Unlike Teechan, this doesn't give the enclave the ability to directly steal funds, but does protect against miner-colluding theft.
In Teechan, you literally gave your private keys to the other party! Emin appears to have done this to avoid segwit or previous payment channel tech, which he then lied by claiming it didn't exist.
By comparison to Lightning's reactive security, client-side validation can be passively secure, preventing theft 100% of the time while also scaling: lists.linuxfoundation.org/pipermail/bitc…

Different set of tradeoffs: trustless with respect to theft/validity, trusted with respect to censorship.
Bitcoin PoW is passively secure: after n confirmations, double-spending your coins requires the destruction of n blocks worth of energy, *regardless* of whether or not you take any actions. But it doesn't scale.

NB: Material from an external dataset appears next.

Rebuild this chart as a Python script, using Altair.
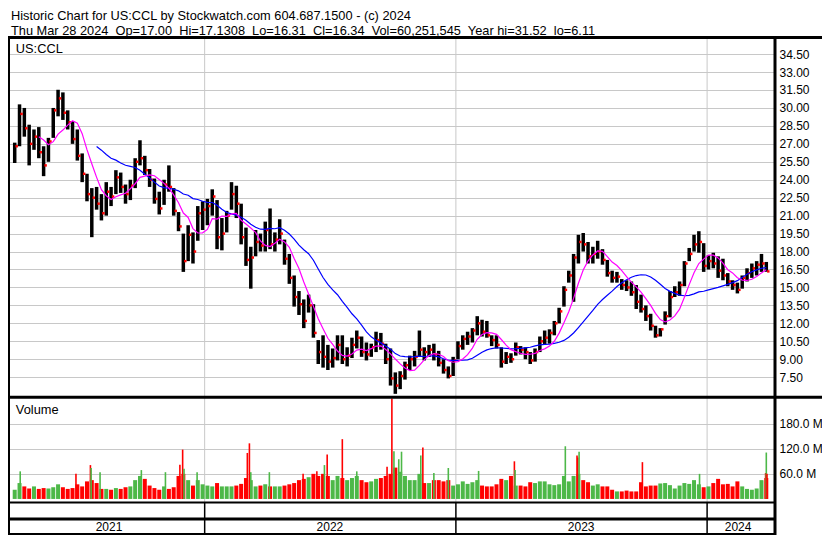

Lightning traded passive security for active security to scale.
Mined sidechains are _always_ insecure for the same reason Lightning _can_ be insecure: while Lightning requires both the node and majority of miners to collude, funds on mined sidechains can always be stolen by a hashing power majority (and often by much less than a majority).
The best you can do with a mined sidechain is also reactive security: publish evidence on the main chain that the miners mining the sidechain had double-spent. Like Lightning, that's reactive security, and a majority of miners can censor that evidence and thus steal funds.